Of the weapons used by the tribes neighbouring the ancient Hebrews we know little. In the famous muster of Xerxes’ army,[594] the Assyrians, according to Herodotus (vii. 65), used hand-daggers (ἐγχειρίδια) resembling the Egyptian. The Arabs (vii. 69, 86), like the Indians, were mere savages armed with bows and arrows; and we may note that the former mounted only camels, the horse not having been naturalised amongst all the tribes in the days of the ‘Great King’ (b.c. 485–465). The Philistine[595] weapons are known to us only by the famous duello between David and Goliath of Gath (1 Sam. xvii.). The account is full of difficulties for the ‘reconciler’ of contradictory texts; for instance, David is Saul’s armour-bearer, and yet unknown at Court.[596] Nor is it easy to discover where Gath is. It is popularly identified with Kharbat (ruins of) Gat: this heap of ruins lies west of castled Bayt Jibrín, the ‘House of Giants’ (tyrants), the Arabic name corresponding with the Hebrew Bethogabra. The field of fight has been found in the Wady El-Samt (Elah of St. Jerome), west of Jerusalem. The people of this part of Palestine, probably descended from the Hyksos or Canaanites, are a fine tall race, bred to fray and foray by the neighbourhood of predatory Bedawin:[597] armed to the teeth, they are adepts in the use of the huge ‘nebút’ or quarterstaff.

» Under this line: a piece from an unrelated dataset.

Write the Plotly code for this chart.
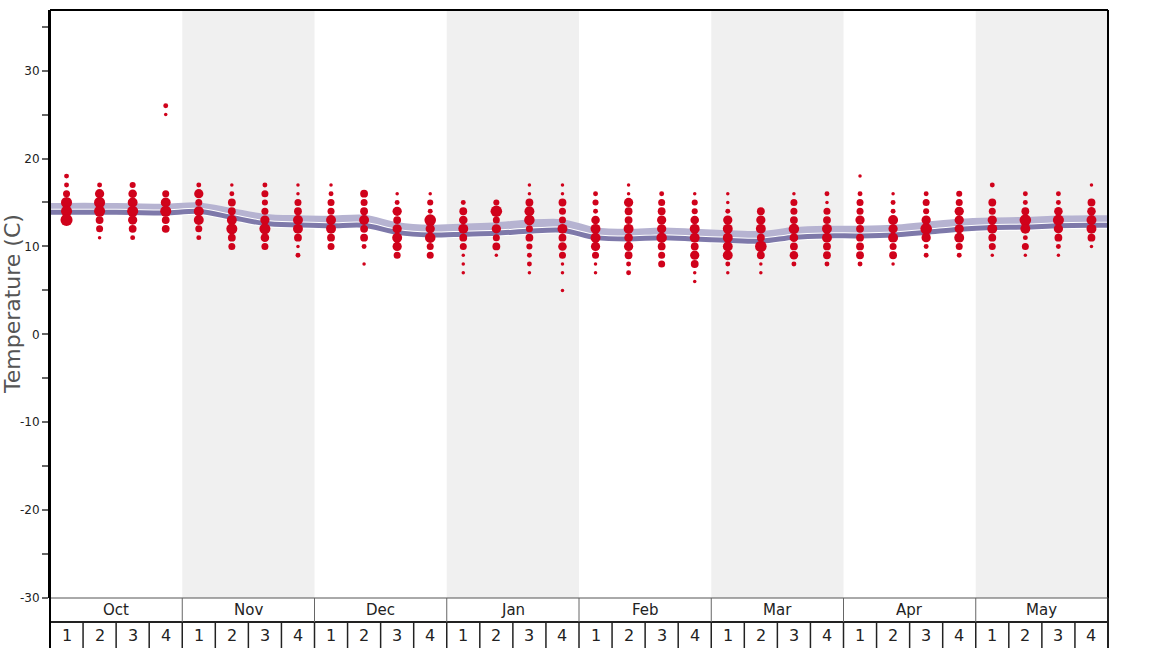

The plain of Philistia, which once supported five princely cities, appears very barren viewed from the sea; but the interior shows well-watered valleys, and the succession of ruins proves that the country belonged to an energetic and industrious race. Gaza (‘Azzah), at the southern extremity, was a place of considerable importance, on account of its fine port and its trade with the adjacent Bedawin. It must not be confused with modern Ghazzah.[598]

Goliath, the ‘champion of the uncircumcised’ (Philistines), and possibly a type of the race, wore armour[599] of ‘brass’ (copper); unfortunately the materials of his Sword and sheath are not specified.